What if our biology hasn’t caught up to the complexity of the world we now seek to navigate? What if instead of helping us (like keeping us safe from the threat of a lion), our biology is leading us astray?

If we could recognize and manage discomfort avoidance, what might become possible?

  • What if we could hang in with the discomfort of not knowing just a little longer? 
  • What if we accepted that none of us can see the whole picture, and that everyone is holding an important piece of the puzzle? 
  • What if instead of being consumed by these habits, we could see them, feel them, name them — and then liberate ourselves? 
  • What if the biggest step we could take toward making more robust strategic decisions would be learning how to do this?

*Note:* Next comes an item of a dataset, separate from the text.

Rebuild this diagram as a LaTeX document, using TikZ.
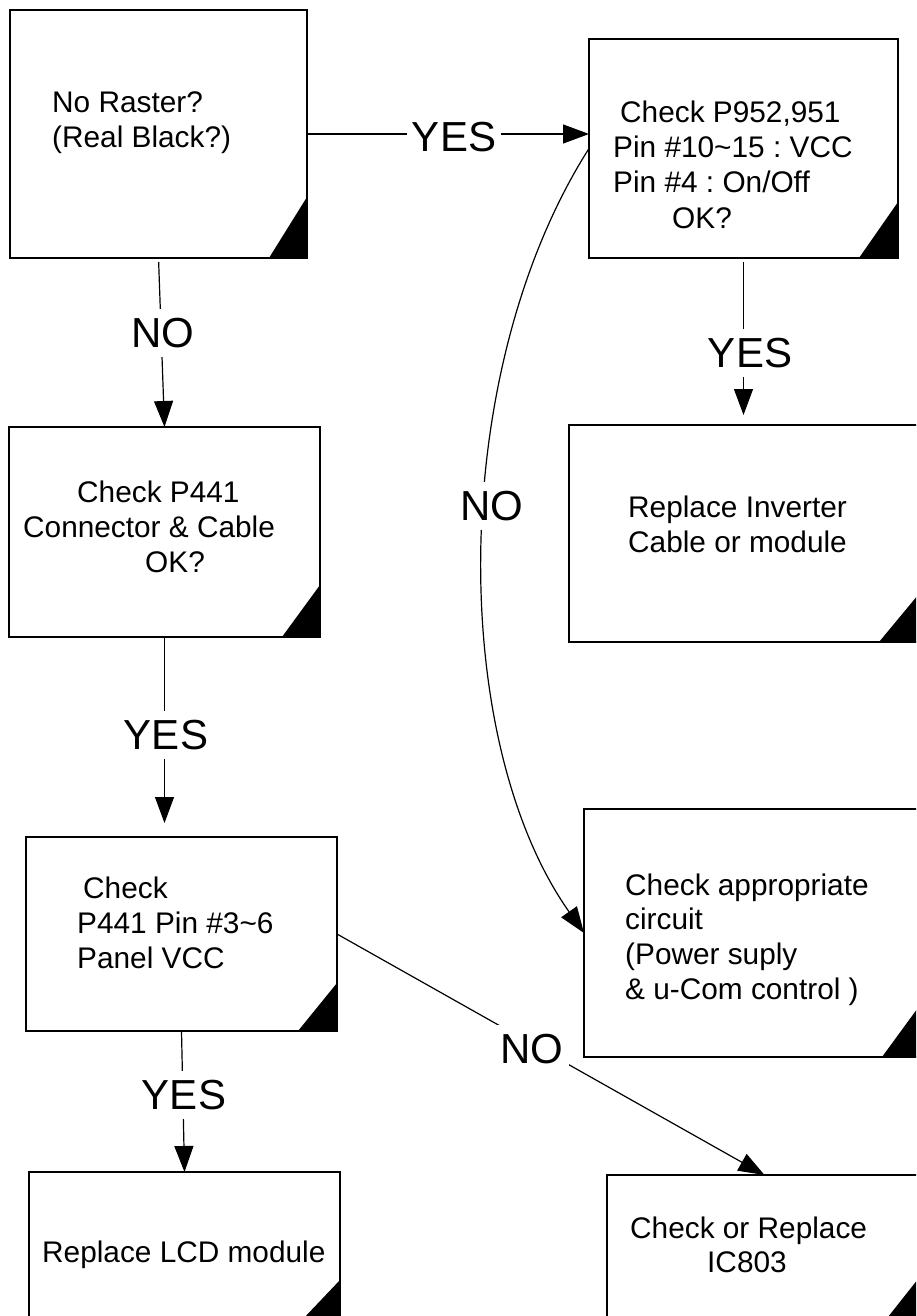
\documentclass[tikz,border=0pt]{standalone}
\usepackage{fontspec}
\setmainfont{Liberation Sans}
\usetikzlibrary{arrows.meta,calc}
\frenchspacing
\begin{document}
\begin{tikzpicture}[x=1pt,y=-1pt,
  box/.style={draw, line width=1.7pt, rectangle, inner sep=0pt, outer sep=0pt},
  txt/.style={anchor=base west, inner sep=0pt, font=\fontsize{29.8}{34}\selectfont},
  lbl/.style={fill=white, inner xsep=5pt, inner ysep=9pt, font=\fontsize{42}{50}\selectfont},
  conn/.style={line width=1.2pt, -{Triangle[length=26pt,width=19pt]}},
  corner/.style={fill=black}]
\useasboundingbox (0,0) rectangle (916,1316);
\clip (0,0) rectangle (916,1316);

% boxes
\node[box, minimum width=297pt, minimum height=248pt] (b1) at (158.5,134) {};
\node[box, minimum width=309pt, minimum height=219pt] (b2) at (743.5,148.5) {};
\node[box, minimum width=311pt, minimum height=210pt] (b3) at (164.5,532) {};
\node[box, minimum width=349pt, minimum height=217pt] (b4) at (743.5,533.5) {};
\node[box, minimum width=311pt, minimum height=194pt] (b5) at (181.5,934) {};
\node[box, minimum width=336pt, minimum height=248pt] (b6) at (752,933) {};
\node[box, minimum width=311pt, minimum height=148pt] (b7) at (184.5,1246) {};
\node[box, minimum width=315pt, minimum height=147pt] (b8) at (764.5,1248.5) {};

% black corners
\fill[corner] (b1.south east) -- ++(-38,0) -- ++(38,-61) -- cycle;
\fill[corner] (b2.south east) -- ++(-39,0) -- ++(39,-56) -- cycle;
\fill[corner] (b3.south east) -- ++(-38,0) -- ++(38,-52) -- cycle;
\fill[corner] (b4.south east) -- ++(-39,0) -- ++(39,-47) -- cycle;
\fill[corner] (b5.south east) -- ++(-39,0) -- ++(39,-48) -- cycle;
\fill[corner] (b6.south east) -- ++(-38,0) -- ++(38,-52) -- cycle;
\fill[corner] (b7.south east) -- ++(-38,0) -- ++(38,-40) -- cycle;
\fill[corner] (b8.south east) -- ++(-38,0) -- ++(38,-48) -- cycle;

% texts
\node[txt] (t1a) at (52,113) {No Raster?};
\node[txt] (t1b) at (52,148) {(Real Black?)};
\node[txt] (t2a) at (620,123) {Check P952,951};
\node[txt] (t2b) at (613,158) {Pin \#10\textasciitilde15 : VCC};
\node[txt] (t2c) at (613,193) {Pin \#4 : On/Off};
\node[txt] (t2d) at (672,228) {OK?};
\node[txt] (t3a) at (77,502) {Check P441};
\node[txt] (t3b) at (23,537) {Connector \& Cable};
\node[txt] (t3c) at (145,572) {OK?};
\node[txt] (t4a) at (628,517) {Replace Inverter};
\node[txt] (t4b) at (628,552) {Cable or module};
\node[txt] (t5a) at (83,898) {Check};
\node[txt] (t5b) at (77,933) {P441 Pin \#3\textasciitilde6};
\node[txt] (t5c) at (77,968) {Panel VCC};
\node[txt] (t6a) at (625,895) {Check appropriate};
\node[txt] (t6b) at (625,929) {circuit};
\node[txt] (t6c) at (625,964) {(Power suply};
\node[txt] (t6d) at (625,999) {\& u-Com control )};
\node[txt] (t7a) at (42,1262) {Replace LCD module};
\node[txt] (t8a) at (630,1238) {Check or Replace};
\node[txt] (t8b) at (707,1272) {IC803};

% connectors
\draw[conn] (b1.east) -- (b2.west |- b1.east);
\draw[conn, shorten <=4pt] (b1.south) -- (b3.north);
\draw[conn, shorten <=4pt, shorten >=10pt] (b2.south) -- (b4.north);
\draw[conn] (b2.west) .. controls (448,370) and (448,740) .. (b6.west);
\draw[conn, shorten >=14pt] (b3.south) -- (b3.south |- b5.north);
\draw[conn] (b5.south) -- (b7.north);
\draw[conn] (b5.east) -- (b8.north);

% connector labels
\node[lbl] (l1) at (454,137) {YES};
\node[lbl] (l2) at (163,333) {NO};
\node[lbl] (l3) at (750,353) {YES};
\node[lbl] (l4) at (492,506) {NO};
\node[lbl] (l5) at (166,735) {YES};
\node[lbl] (l6) at (184,1095) {YES};
\node[lbl] (l7) at (532,1049) {NO};
\end{tikzpicture}
\end{document}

How to Orient in the Discomfort to Make Strategic Decisions

The more transformational your strategy, the more the “not knowing” will be present. Transformational strategies challenge paradigms and beliefs about the way things are. It’s like how Cirque du Soleil caused us to reimagine a circus or how Uber re‑imagined the business model for getting a ride from point A to point B. With the benefit of hindsight, we can see that these were brilliant strategies. But imagine making those calls before the world had changed!

Our job as strategic leaders is to orient. And that includes orienting ourselves in the face of not knowing, of not being able to see the whole picture. 

I am learning through my writing that I have a “creative process.” Which ironically doesn’t meet this definition of a process at all:


Process: a series of actions or steps taken to achieve a particular end.


The same actions or steps don’t produce these articles. Rather, it is an orientation — a “you are here.” And “here” is a valuable and necessary part of the experience. I settle into the discomfort and orient to receive, see, or become aware, not to control.

With enough repetition, I am learning to trust. Trust in the parts of the writing experience when I have lost my sense of direction. Trust that clarity will emerge — as long as I can stay open to it. As long as I can not‑know for a little bit longer.

Repetition — with practice — and trust. I have a client whom some refer to as “the Oracle.” He has an uncanny intuition and the ability to identify the next big technological breakthrough. He has had enough experiences to trust that only when he is deep in the muck of not knowing will the “fog clear.” It can be hard to trust without the experience that shows us we can. But you have to try it at least once to experience it.

Try to embrace that trust that you can let go of the outcome and still achieve the outcome. 

Hard to conceive. And yet . . . what if it were true? 

The Bottom Line: Surrender to Not Knowing

So here we are, the end of the article, and no answers. No processes. Are you frustrated? Agitated? How is the not‑knowing impacting you? Personally, it is driving me crazy. I want to fix, solve, resolve. My desire to control doesn’t release easily. 

Clarity, Action, Impact — that’s my brand promise. Can we have clarity, decisive action, AND not knowing? Yes. But only by surrendering to the not knowing. And to be willing to hang in with that discomfort longer and in new ways. 

How might you experiment with that possibility? I will be running my own experiments in providing this client with strategy coaching. Trying to let go of the outcome and still achieve the outcome. My stomach tightens as I type. 

For now, I invite you to stay here, in discomfort, with me just a little longer.

Note: If you are interested in learning more about how we tend to avoid the discomfort of not knowing, check out the work of researcher Jennifer Garvey Berger. She identified five mind traps that prevent us from thriving in complexity.